Making concrete: U3A Living Sustainably in the Suburbs
$1500 if paid to have the path done. ~$100 to make your own concrete.
Buy half a metre of 10mm concrete blend and lots of bags of Ezy Mix Cement.
Hire or borrow a cement mixer. Need a big wheelbarrow a long handled shovel a good spirit level. Planking to make a frame for the path trowels (wooden float metal float small pointy trowel tool to make grooves at edges large piece of polypipe to make drain grooves block of dense foam for finishing)

You want the water to flow away from the house.
Make a frame to hold the cement out of pine boards.
Work it while it’s fresh.
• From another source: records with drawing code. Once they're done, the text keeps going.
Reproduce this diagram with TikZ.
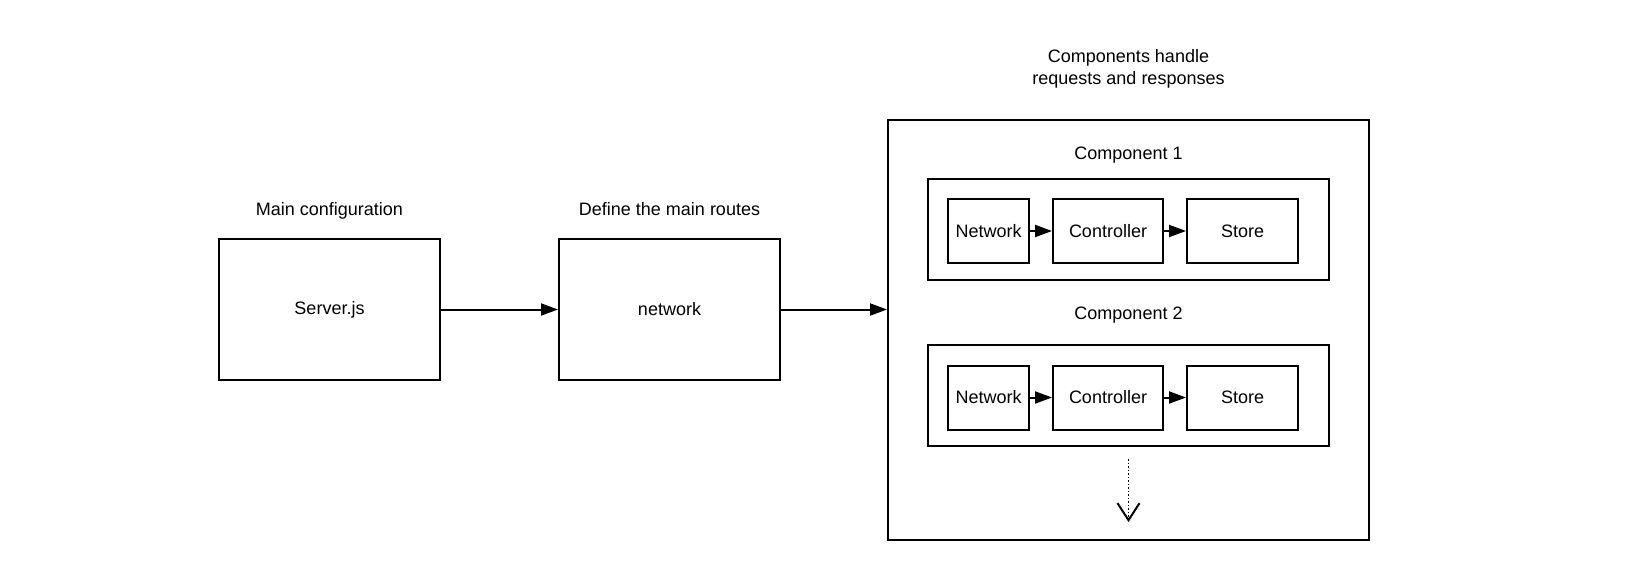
\documentclass[tikz,border=0pt]{standalone}
\usepackage{fontspec}
\setmainfont{Liberation Sans}
\usetikzlibrary{arrows.meta,positioning}

\begin{document}
\begin{tikzpicture}[x=1pt,y=-1pt,font=\fontsize{18}{22}\selectfont,node distance=22pt,
box/.style={draw,line width=2pt,inner sep=0pt,align=center},
part/.style={box,minimum height=64pt},
lbl/.style={text height=13pt,text depth=4pt},
arr/.style={-{Triangle[length=17pt,width=12pt]},line width=2pt}]
\useasboundingbox (0,0) rectangle (1645,580);
% left part
\node[box,minimum width=221pt,minimum height=141pt](srv)at(329.5,309.5){Server.js};
\node[box,minimum width=221pt,minimum height=141pt](net)at(669.5,309.5){network};
\node[lbl](srvlbl)at(329.5,211){Main configuration};
\node[lbl](netlbl)at(669.5,211){Define the main routes};
% components
\node[box,minimum width=481pt,minimum height=420pt](comps)at(1128.5,330){};
\node[align=center](compslbl)at(1128.5,69){Components handle\\requests and responses};
\node[box,minimum width=401pt,minimum height=101pt](c1)at(1128.5,229.5){};
\node[lbl](c1lbl)at(1128.5,155){Component 1};
\node[part,minimum width=81pt](n1)at(988.5,231){Network};
\node[part,minimum width=110pt,right=of n1](k1){Controller};
\node[part,minimum width=111pt,right=of k1](s1){Store};
\node[box,minimum width=401pt,minimum height=101pt](c2)at(1128.5,395.5){};
\node[lbl](c2lbl)at(1128.5,315){Component 2};
\node[part,minimum width=81pt](n2)at(988.5,397.5){Network};
\node[part,minimum width=110pt,right=of n2](k2){Controller};
\node[part,minimum width=111pt,right=of k2](s2){Store};
\coordinate(more)at(1128.5,459);
\coordinate(moreend)at(1128.5,522);
% arrows
\draw[arr](srv)--(net);
\draw[arr](net.east)--(net.east-|comps.west);
\draw[arr](n1)--(k1);\draw[arr](k1)--(s1);
\draw[arr](n2)--(k2);\draw[arr](k2)--(s2);
\draw[dotted,line width=1.5pt,-{Straight Barb[length=17pt,width=22pt,line width=2pt]}](more)--(moreend);
\end{tikzpicture}
\end{document}
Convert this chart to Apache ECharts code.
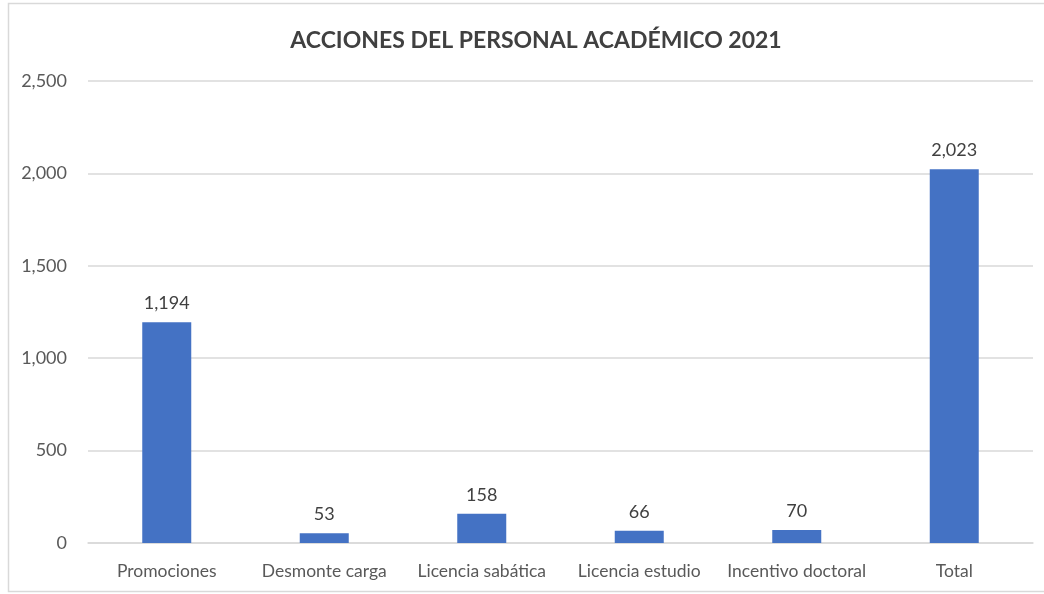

Don’t let it go off while you’re working it.
It takes hours to go off but the first preparation needs to be done straight away.
Add water by the looks: 6 shovels of concrete gravel to 1 or 2 of cement and then water (for paths). Add water very judiciously as if you are making icing. Mud pie or cake mix consistency.
Wash mixer a little bit once cement comes out.
There are 2 types of labour in it:
o Manual (Making the cement and shovelling it into the frames)
o Skilled (finishing it off)
Use the wooden float first to flatten it off after shovelling it into the frame. He filled the frame very high.
Use the large diameter polypipe to make a slight indentation for a drain on the outside edge of the path.
Make an edge groove between the slabs. Need to do early while you can push the stones out of the way before it sets.
Use a steel float to finish further.
The water rises in the cement.
The more water in the cement the weaker it is but not enough and it won’t mix.
Finish it off just before it’s dry. He used a large block of dense foam to give it a final smooth over then.
Need about ½”-1” fall from house wall to side of path.
For fall around the house measure where it has to end up.
Weep holes in bricks have to be 100mm above anything like a path or white ants get in. By Law.